Shortly after the start of the Israeli bombing raids, a rocket was fired from Gaza at an industrial park south of the city of Ashkelon, the army said.
A spokesperson for the city said the rocket had been intercepted by the Iron Dome missile defense system west of Ashkelon. No injuries or damage were reported.
Before dawn Wednesday, a second rocket was fired at Ashkelon. It was also intercepted by Iron Dome, with no reports of casualties, the army said.
4:00AM: Israeli families are woken up again by the sound of air-raid sirens from Hamas rocket fire.
The Iron Dome aerial defense system intercepted the rocket.
Israel invests in protecting lives, Hamas invests in taking them.
— Israel Defense Forces (@IDF) March 27, 2019
Palestinian media reported that Israeli aircraft bombed a number of targets connected to the Hamas terror group around the southern Gaza city of Khan Younis.
The Israeli military said its fighter jets targeted a Hamas military complex and weapons manufacturing facility in Khan Younis.
News outlets in the Strip reported that a seven-story building and underground infrastructure belonging to Hamas were also destroyed in the Israeli strikes.
Later, in response to the first rocket fired at Ashkelon, IDF jets hit a Hamas military base in the southern city of Rafah, the army said.
Shortly after 8 p.m., terrorists in the southern Gaza Strip fired a rocket at the southern Israeli Eshkol region. The projectile struck an open field, causing neither injury nor damage.
Hamas and the Iran-backed Palestinian Islamic Jihad — the two largest terror groups in the Strip — said the rocket had not been fired with their permission and had been the work of a small terrorist cell or rogue individual, according to a Palestinian report.
The groups also threatened to respond forcefully against any Israeli retaliatory strikes, saying they would expand the reach of their attacks.
Israel holds Hamas, the Strip’s de facto rulers since 2007, responsible for any fire emanating from the coastal enclave.
In its statement, the Israel Defense Forces said its strikes were in response not only to the rocket fired at the Eshkol region, but also to the launching of several airborne incendiary devices earlier in the day and a cross-border arson attack in which several Palestinian breached the Gaza security fence and set fire to an abandoned Israeli sniper’s nest.
Tuesday night’s rocket fire came amid an unofficial ceasefire between Israel and the Hamas terror group, following a large-scale flareup on Monday and early Tuesday morning that began with a rocket fired from the Strip that flattened a home in a farming community of central Israel, injuring seven people, including two infants.

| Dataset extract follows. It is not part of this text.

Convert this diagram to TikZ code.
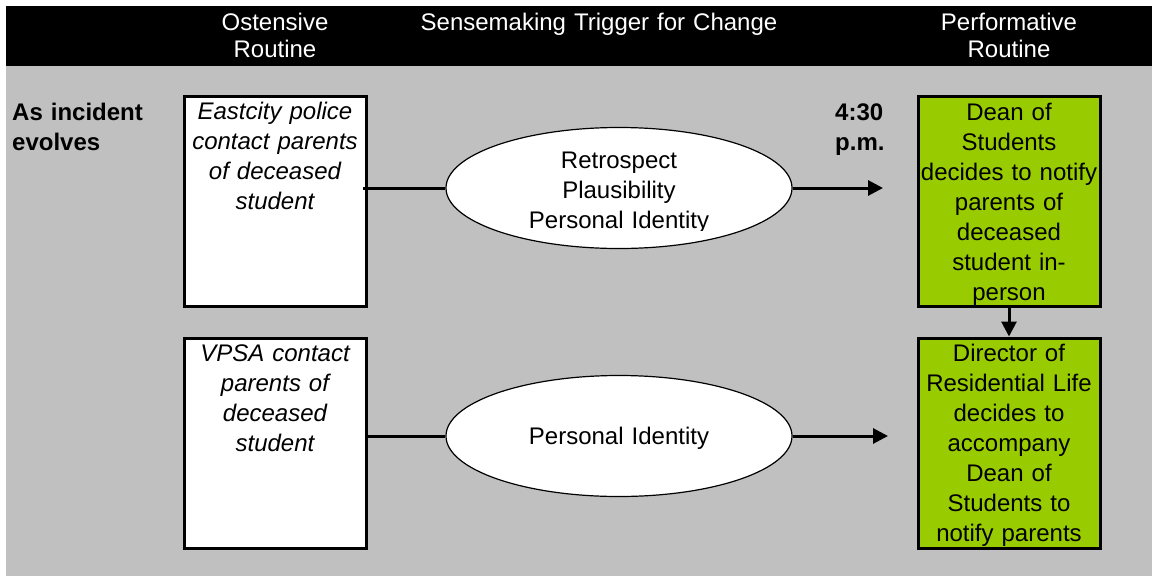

In response to the rocket strike, the Israeli military launched a series of airstrikes in the Gaza Strip, destroying dozens of targets including the office of Hamas chairman Ismail Haniyeh, who’d earlier fled the building, and other locations that the military described as strategic assets for the terror group.
Throughout the Israeli bombing campaign, terrorists in the Strip launched some 60 rockets and mortar shells at southern Israel, causing no injuries, but some damage to buildings in the southern town of Sderot.

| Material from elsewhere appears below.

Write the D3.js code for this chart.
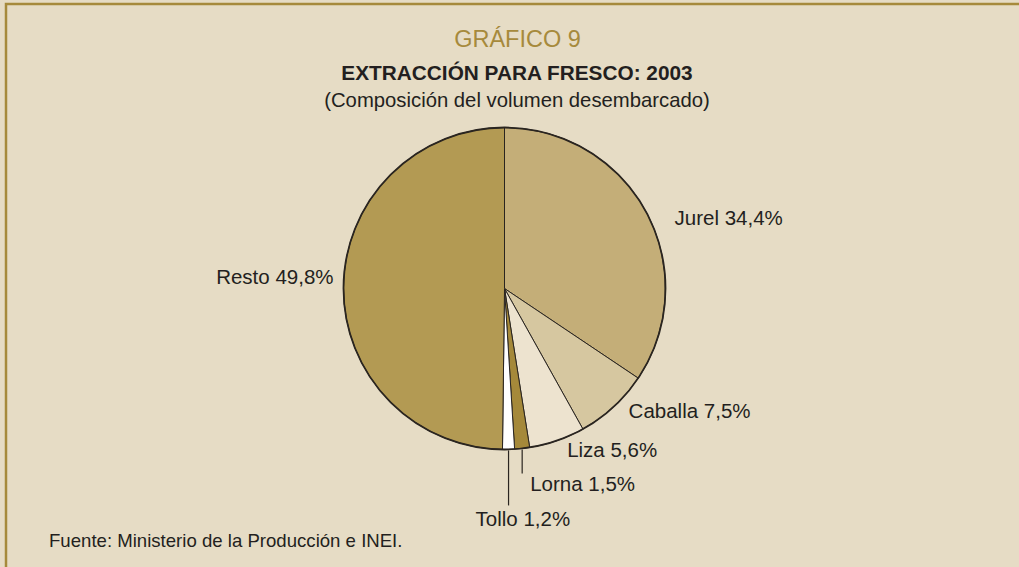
<!DOCTYPE html>
<html>
<head>
<meta charset="utf-8">
<script src="https://cdn.jsdelivr.net/npm/d3@7"></script>
<style>
  html, body { margin: 0; padding: 0; background: #e6dcc5; overflow: hidden; }
  svg { display: block; font-family: "Liberation Sans", Arial, sans-serif; }
</style>
</head>
<body>
<svg id="chart" width="1019" height="567"></svg>
<script>
// datos del gráfico
const categories = ['Jurel', 'Caballa', 'Liza', 'Lorna', 'Tollo', 'Resto']
const values = [34.4, 7.5, 5.6, 1.5, 1.2, 49.8]
const sliceColors = ['#c4ae78', '#d6c7a0', '#ede3cf', '#a5893a', '#ffffff', '#b39a53']

// ajustes de etiquetas (desde el borde del sector)
const labelNudge = [[28, 12], [15, 11], [10, 16.5], [8, 42], [-33, 77], [-10, -3.5]]
const leaderLength = [0, 0, 0, 25, 56, 0]

const width = 1019
const height = 567
const cx = 504.5
const cy = 288.5
const radius = 161

const fmt = v => v.toFixed(1).replace('.', ',') + '%'

const svg = d3.select('#chart')

svg.append('rect')
  .attr('x', 0).attr('y', 0)
  .attr('width', width).attr('height', height)
  .attr('fill', '#e6dcc5')

// marco (solo se ven los bordes superior e izquierdo)
svg.append('path')
  .attr('d', `M6,${height} V4 H${width}`)
  .attr('fill', 'none')
  .attr('stroke', '#a68a3c')
  .attr('stroke-width', 2.5)

// títulos
svg.append('text')
  .attr('x', 517.5).attr('y', 46.5)
  .attr('text-anchor', 'middle')
  .style('font-size', '23.5px')
  .style('fill', '#a68a3c')
  .text('GRÁFICO 9')

svg.append('text')
  .attr('x', 517).attr('y', 80)
  .attr('text-anchor', 'middle')
  .style('font-size', '20.8px')
  .style('font-weight', 'bold')
  .style('fill', '#231f20')
  .text('EXTRACCIÓN PARA FRESCO: 2003')

svg.append('text')
  .attr('x', 517).attr('y', 107)
  .attr('text-anchor', 'middle')
  .style('font-size', '20.3px')
  .style('fill', '#231f20')
  .text('(Composición del volumen desembarcado)')

svg.append('text')
  .attr('x', 49).attr('y', 546.5)
  .style('font-size', '18.6px')
  .style('fill', '#231f20')
  .text('Fuente: Ministerio de la Producción e INEI.')

// torta
const pie = d3.pie().sort(null).value(d => d.value)
const arc = d3.arc().innerRadius(0).outerRadius(radius)
const data = categories.map((c, i) => ({ name: c, value: values[i], i }))
const arcs = pie(data)

const g = svg.append('g').attr('transform', `translate(${cx},${cy})`)

g.selectAll('path.slice')
  .data(arcs)
  .enter().append('path')
  .attr('class', 'slice')
  .attr('d', arc)
  .attr('fill', d => sliceColors[d.data.i])
  .attr('stroke', '#2a2520')
  .attr('stroke-width', 1)
  .attr('stroke-linejoin', 'round')

g.append('circle')
  .attr('r', radius)
  .attr('fill', 'none')
  .attr('stroke', '#2a2520')
  .attr('stroke-width', 1.8)

const edgePoint = d => {
  const a = (d.startAngle + d.endAngle) / 2
  return [radius * Math.sin(a), -radius * Math.cos(a)]
}

// líneas guía
g.selectAll('line.leader')
  .data(arcs.filter(d => leaderLength[d.data.i] > 0))
  .enter().append('line')
  .attr('class', 'leader')
  .attr('x1', d => edgePoint(d)[0])
  .attr('y1', d => edgePoint(d)[1] + 1)
  .attr('x2', d => edgePoint(d)[0])
  .attr('y2', d => edgePoint(d)[1] + leaderLength[d.data.i])
  .attr('stroke', '#2a2520')
  .attr('stroke-width', 1.2)

// etiquetas
g.selectAll('text.label')
  .data(arcs)
  .enter().append('text')
  .attr('class', 'label')
  .attr('x', d => edgePoint(d)[0] + labelNudge[d.data.i][0])
  .attr('y', d => edgePoint(d)[1] + labelNudge[d.data.i][1])
  .attr('text-anchor', d => edgePoint(d)[0] < -100 ? 'end' : 'start')
  .style('font-size', '20.5px')
  .style('fill', '#231f20')
  .text(d => `${d.data.name} ${fmt(d.data.value)}`)
</script>
</body>
</html>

The Israeli airstrikes and Palestinian rocket attacks ended around dawn on Tuesday morning, leading to an uneasy calm throughout the day.
On Tuesday night, a senior Israeli government official, speaking on condition of anonymity, denied that a truce had been reached and threatened additional attacks on Hamas targets in the Strip.

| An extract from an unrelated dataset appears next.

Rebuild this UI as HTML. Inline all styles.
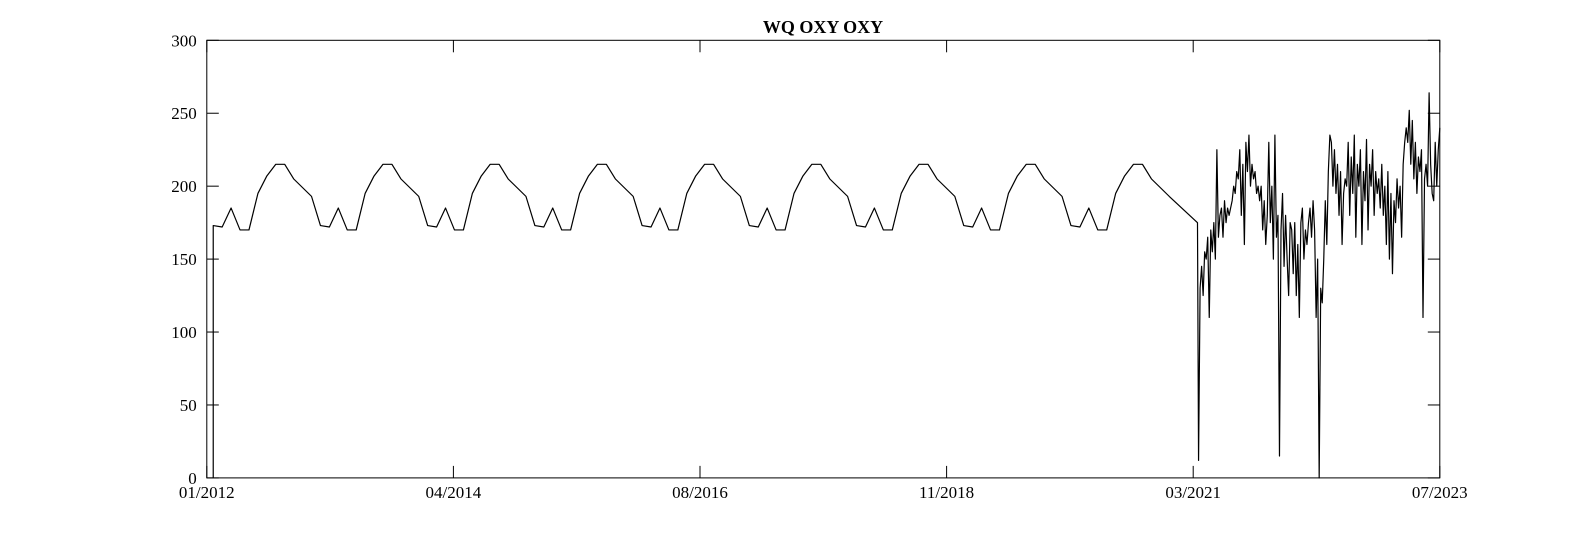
<!DOCTYPE html>
<html><head><meta charset="utf-8"><style>
html,body{margin:0;padding:0;background:#fff}
svg{display:block;font-family:"Liberation Serif",serif}
</style></head><body>
<svg id="chart" width="1591" height="537">
<rect x="0" y="0" width="1591" height="537" fill="#fff"/>
<text x="823" y="33" font-size="18" font-weight="bold" text-anchor="middle">WQ OXY OXY</text>
<g id="grid"></g>
<path id="line" fill="none" stroke="#000" stroke-width="1.2" stroke-linejoin="round"/>
<rect x="206.8" y="40.3" width="1233" height="437.6" fill="none" stroke="#000" stroke-width="1"/>
</svg>
<script>
const xTickLabels = ["01/2012","04/2014","08/2016","11/2018","03/2021","07/2023"];
const yTicks = [0,50,100,150,200,250,300];
const seasonalStart = 2012.06;
const seasonalValues = [
173,172,185,170,170,195,207,215,215,205,199,193,
173,172,185,170,170,195,207,215,215,205,199,193,
173,172,185,170,170,195,207,215,215,205,199,193,
173,172,185,170,170,195,207,215,215,205,199,193,
173,172,185,170,170,195,207,215,215,205,199,193,
173,172,185,170,170,195,207,215,215,205,199,193,
173,172,185,170,170,195,207,215,215,205,199,193,
173,172,185,170,170,195,207,215,215,205,199,193,
173,172,185,170,170,195,207,215,215,205,199,193];
const firstValue = 0;
const gapEnd = {t:2021.24, v:175};
const noisyStart = 2021.25;
const noisyEnd = 2023.5;
const noisyValues = [
12,130,145,125,155,
150,165,110,170,155,175,150,225,165,180,185,165,190,175,185,180,
185,190,200,195,210,205,225,180,215,160,230,210,235,200,215,205,210,195,200,190,
200,170,190,160,180,230,175,200,150,235,165,180,15,170,195,145,180,150,125,175,
170,140,175,125,160,110,175,185,150,170,160,175,185,165,190,170,110,150,0,130,
120,150,190,160,210,235,230,200,225,195,215,180,210,160,195,205,
200,230,180,220,195,235,165,215,200,225,160,210,190,232,170,215,200,225,180,210,195,205,185,
215,180,200,160,210,150,195,140,190,175,205,185,200,165,215,230,
240,230,252,215,245,205,230,195,220,210,225,110,205,215,200,264,215,195,190,230,200,225,240];

const X0=206.8, W=1233, Y0=477.9, H=437.6, T0=2012, T1=2023.5;
const xs = t => X0 + (t-T0)/(T1-T0)*W;
const ys = v => Y0 - v/300*H;
const NS="http://www.w3.org/2000/svg";
const g=document.getElementById('grid');
function add(tag,attrs,txt){const e=document.createElementNS(NS,tag);for(const k in attrs)e.setAttribute(k,attrs[k]);if(txt!==undefined)e.textContent=txt;g.appendChild(e);return e;}
xTickLabels.forEach((lab,i)=>{
  const x = X0 + i/(xTickLabels.length-1)*W;
  const t1=add('line',{x1:x,x2:x,y1:Y0,y2:Y0-12,stroke:'#000'});
  
  
  const t2=add('line',{x1:x,x2:x,y1:40.3,y2:52.3,stroke:'#000'});
  
  
  const tx=add('text',{x:x,y:498,'font-size':17,'text-anchor':'middle'},lab);
  
  
});
yTicks.forEach(v=>{
  const y=ys(v);
  const a=add('line',{x1:X0,x2:X0+12,y1:y,y2:y,stroke:'#000'});
  
  
  const b=add('line',{x1:X0+W,x2:X0+W-12,y1:y,y2:y,stroke:'#000'});
  
  
  const tx=add('text',{x:X0-10,y:y+6,'font-size':17,'text-anchor':'end'},v);
  
  
});
let pts=[[seasonalStart,firstValue]];
seasonalValues.forEach((v,i)=>pts.push([seasonalStart+i/12,v]));
pts.push([gapEnd.t,gapEnd.v]);
const step=(noisyEnd-noisyStart)/(noisyValues.length-1);
noisyValues.forEach((v,i)=>pts.push([noisyStart+i*step,v]));
document.getElementById('line').setAttribute('d',pts.map((p,i)=>(i?'L':'M')+xs(p[0]).toFixed(2)+','+ys(p[1]).toFixed(2)).join(''));
</script>
</body></html>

“There is no ceasefire agreement. The fighting may resume at any moment,” the official said.
At the same time, IDF Chief of Staff Aviv Kohavi ordered additional reinforcements to the Gaza border region following consultations with Prime Minister Benjamin Netanyahu, who also serves as defense minister, and other top security officials.
There are fears in Israel that violence will ramp up this week, with Hamas hoping to draw hundreds of thousands of rioters to the fence at the weekend to mark a year since the start of the so-called March of Return protests, which began March 30, 2018.